Abstract

Dissolved Oxygen (DO) represents a key operational constraint for river-dependent aquaculture, and short-term DO forecasting can support practical agricultural water management in systems that directly abstract river water. Relying on daily physicochemical observations from the Halda River, Bangladesh (April 2024–March 2025), four Machine Learning (ML) models were evaluated for DO prediction, i.e. Linear Regression, Artificial Neural Network, Support Vector Machine, and Random Forest. Among the latter ML models, Random Forest achieved the highest predictive performance (R² = 0.9015, RMSE = 0.0833, and MAE = 0.0574), substantially outperforming the considered baseline Linear Regression model (R² = 0.4469, RMSE = 0.1892, and MAE = 0.1478). DO was generally stable (about 6.3–7.0 mg/L) while ionic variables, e.g., chloride, conductivity, and Total Dissolved Solids (TDS), showed pronounced dry-season peaks, thus indicating conditions where oxygen stress can become more likely and less predictable.
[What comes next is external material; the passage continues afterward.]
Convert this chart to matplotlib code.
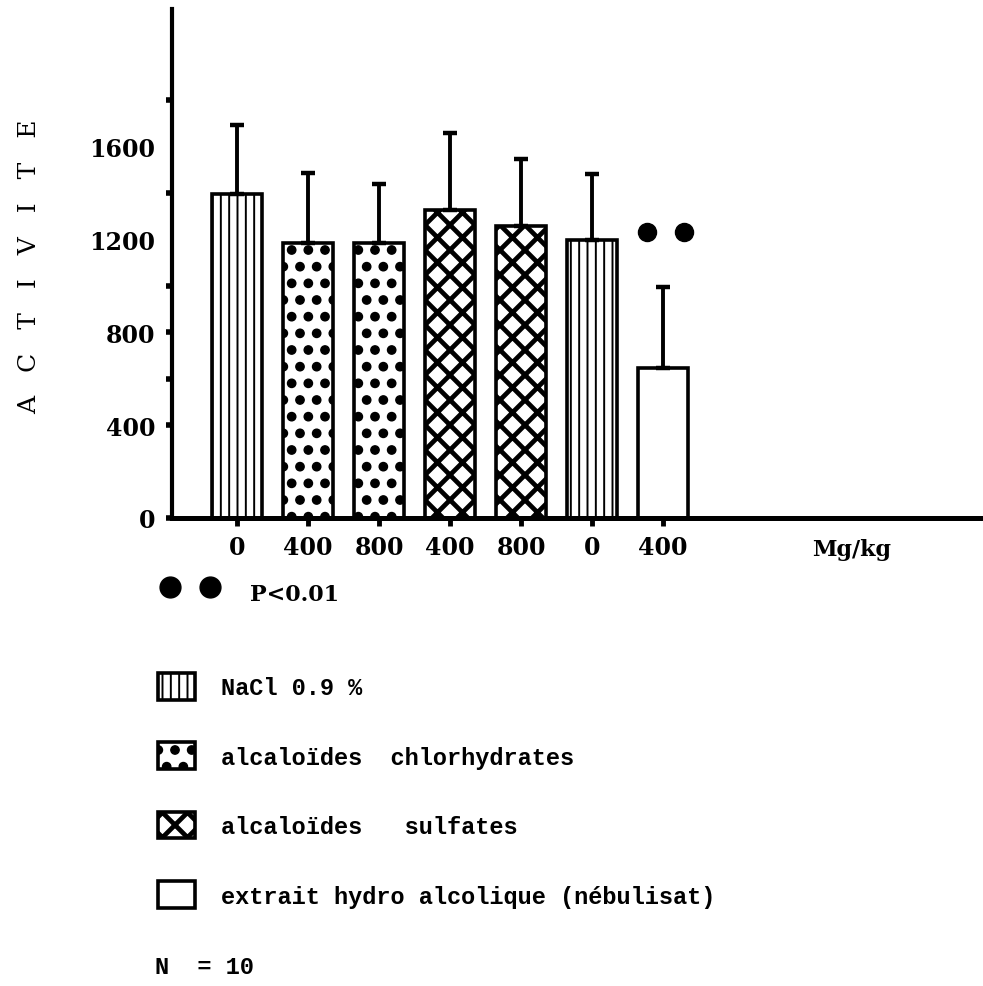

Explainable ML interpretation developed on feature importance and SHapley Additive exPlanations (SHAP) consistently identified water temperature and ionic concentration proxies, especially chloride, alongside conductivity, and TDS, as the dominant drivers of DO variability. Relying on the latter findings, an operational decision-support workflow is proposed in which forecasts based on the Random Forest ML model are paired with low-cost monitoring of temperature and chloride to trigger time-graded farm actions, such as targeted aeration, temporary intake closure, and stocking/feeding adjustments. The reported results in the developed study demonstrate a transferable pathway for moving from accurate and interpretable ML forecasts to actionable agricultural water management protocols that reduce risk of critical losses in river-based aquaculture.